Menschen mit Bulimie, meist sind Frauen betroffen, sind wahre Meisterinnen darin, ihr Problem vor anderen zu verbergen. Man sieht es den Betroffenen nicht an, da sie in der Regel Normalgewicht haben. Und keine stopft sich vor anderen gnadenlos voll und sagt dann „ich geh mal kurz kotzen, bin gleich wieder da.“

Man könnte es eventuell erkennen, wenn man die Betroffene direkt nach dem Brechen sieht, weil durch das Rauspressen der Unmengen an Essen die Ohrspeicheldrüsen anschwellen, was aussieht, als hätte man Hamsterbäckchen (unter den Ohren). Dazu muss man in der Nähe sein und wissen, auf was achten. Passiert so gut wie nie, vor allem, wenn man keinen Verdacht hat.

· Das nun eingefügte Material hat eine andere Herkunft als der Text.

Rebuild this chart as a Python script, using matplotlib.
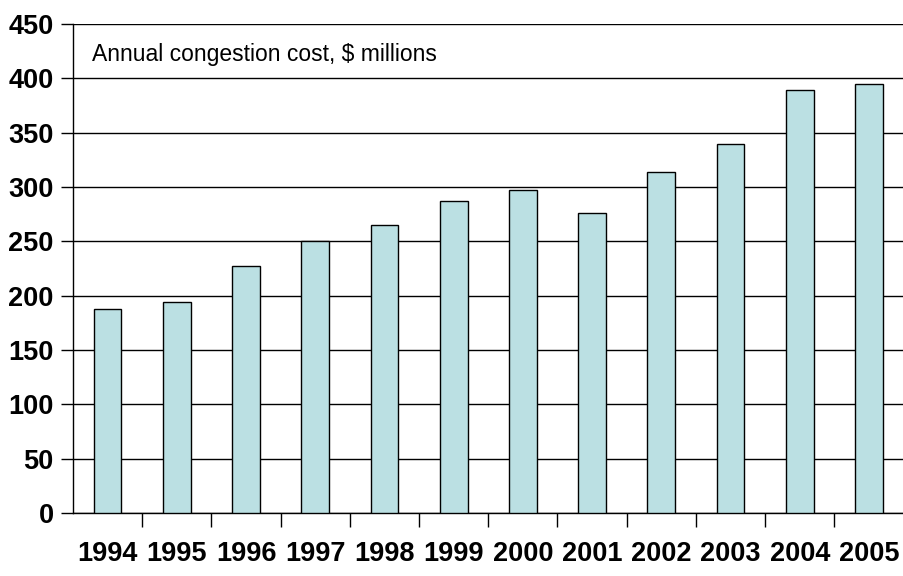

Scham spielt eine zentrale Rolle, die Bulimie zu verheimlichen. Oftmals sind es meiner Praxiserfahrung nach Powerfrauen, Perfektionistinnen und Macherinnen, die diese Essstörung haben. Für sie ist es unendlich schwerer, so etwas zuzugeben als für andere Persönlichkeiten. Das ist wie eine riesengrosse Blockade, die verhindert, sich jemandem anzuvertrauen.

Eine meiner Klientinnen war verzweifelt, weil sie ihre neue Beziehung aufs Spiel setze: Abends, wenn sie merkte, dass eine Essattacke kam, schickte sie ihren Freund ganz schnell unter einem Vorwand heim oder wenn sie bei ihm war, haute sie schnell ab. Er dachte mit der Zeit, sie wolle ihn verarschen, dennoch brachte sie es nicht fertig, ihm die Wahrheit zu sagen.

Andere haben sich geoutet und lügen ihr Umfeld mit der Zeit an und behaupten, sie hätten keine Bulimie mehr, weil sie sich schämen, dass sie sie nicht loswerden 😔

Ich wohnte vor vielen Jahren mit einem Mann zusammen, der nicht mitbekommen hatte, dass ich täglich Fress-Kotzattacken hatte. Nicht weil er ein gefühlloser Klotz war, sondern ich besonders gut im heimlich machen. Nicht mal mein engstes Umfeld hat es mitbekommen, was 20 lange Jahre mit mir los war. 

Die Tatsache, dass viele Partner, Eltern und allgemein das Umfeld in keinster Weise nachvollziehen können, wie es den Betroffenen geht und oftmal mit der Zeit kein Verständnis mehr aufbringen, verschärft die Lage sehr. Da kommen dann schnell mal Sprüche wie „reiss dich doch endlich mal zusammen“ oder „stell dich nicht so an“ oder „dann friss einfach nicht so viel“. 

Auch wenn heute viel mehr über Esstörungen aufgeklärt wird als damals, als es bei mir losging, ist es nach wie vor ein Tabuthema. Betroffene werden oftmals als willensschwach, unfähig oder anderweitig abgewertet. So ergeht es vielen Menschen mit den sogenannten unsichtbaren Krankheiten.